Step 1 — Build an honest cost model: the one-sheet every founder needs
Startups often quote press cost or paper price and forget hidden line items that drive effective per-unit cost up. Use this formula and fill it with your vendor quotes and internal numbers.
True cost per unit (TCU) – formula
TCU = (Setup + Plates (offset) + Proofing + Run Cost + Finishing + Packaging + Shipping to you + Warehousing Carrying Cost + Quality/Rework Reserve + Overhead) / Quantity
Line items to capture (and how to estimate them)
- Setup / Makeready: One-time charge per run. For offset this includes plates and makeready minutes; for digital this can be lower but still exists for color management and variable-data setup.
- Run Cost: Consumables + press time (per 1,000 sheets or per hour), print operator labor.
- Finishing: Die-cutting, folding, binding—often a hidden 10–30% of run cost.
- Packaging & palletization: Boxes, slip sheets, blocking, pallet fees.
- Shipping: Freight to your warehouse or 3PL. Use landed cost if you import.
- Warehousing Carrying Cost: (Inventory value × carrying rate %) ÷ 365 × average days on hand. Use 20–35% annually as a conservative carrying rate for finished goods in 2026 (includes rent, insurance, obsolescence, capital cost).
- Quality/Rework Reserve: Set aside 1–3% for spoilage, misprints, or color variance—higher for new SKUs or tight color matching.
- Overhead: Project management, inbound QC, returns handling.
Example: 20,000 8.5x11 flyers
- Offset setup + plates: $450
- Run cost (press + ink + paper): $1,000
- Finishing + packaging: $200
- Shipping to warehouse (LTL): $150
- Warehousing carrying cost (inventory value $2,000, 25% annual, avg 45 days on hand): ($2,000 × 0.25/365 × 45) ≈ $62
- Quality reserve (2%): 0.02 × (total run cost $1,800) ≈ $36
- Total = $1,898 → TCU ≈ $1,898 / 20,000 = $0.0949 per flyer
Small per-unit savings compound—cutting $0.03 per unit on 100,000 pieces saves $3,000. Know your full cost to negotiate intelligently.
Step 2 — When to switch: digital vs offset (practical break-even)

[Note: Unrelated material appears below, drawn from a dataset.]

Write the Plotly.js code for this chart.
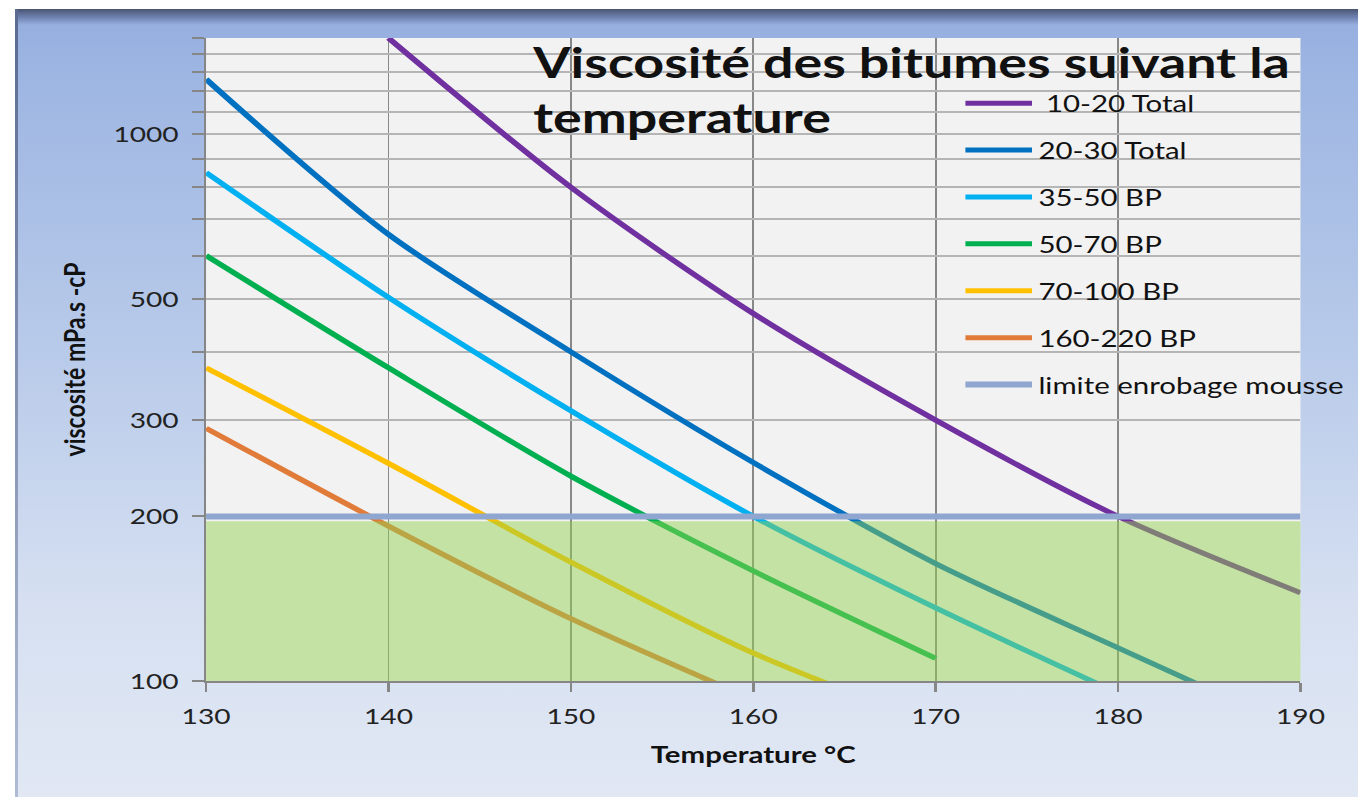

Digital print has improved in 2026: variable-data is cheaper, short runs remain efficient, and color consistency is better. Offset still wins on high-volume unit cost for coated stocks and complex finishing. The decision is a break-even comparison using the TCU formula.
Break-even logic
Run a comparison: compute TCU for digital and for offset at multiple quantities (5k, 10k, 25k, 50k). The quantity where offset TCU becomes lower is your operational break-even.
Sample calculation (simplified)
- Digital: Setup $120, run cost $1,800 for 20k, finishing $250 → TCU_digital = (2,170) / 20,000 = $0.1085
- Offset: Setup $450, run cost $1,000 for 20k, finishing $200 → TCU_offset = (1,650) / 20,000 = $0.0825
- Break-even might occur around 12k–18k depending on finishing and paper—so test both at pilot quantities.
Rules of thumb for 2026:
- Simple one- or two-color jobs on premium coated paper: offset often breaks even sooner (10k–15k).
- Full-color, short-lifespan marketing collateral, or frequent SKUs changes: stay digital longer (cost + obsolescence favors digital).
- Variable data (personalization) almost always stays digital until extremely high volumes.
Step 3 — Supplier negotiation playbook (scripts, levers, and KPIs)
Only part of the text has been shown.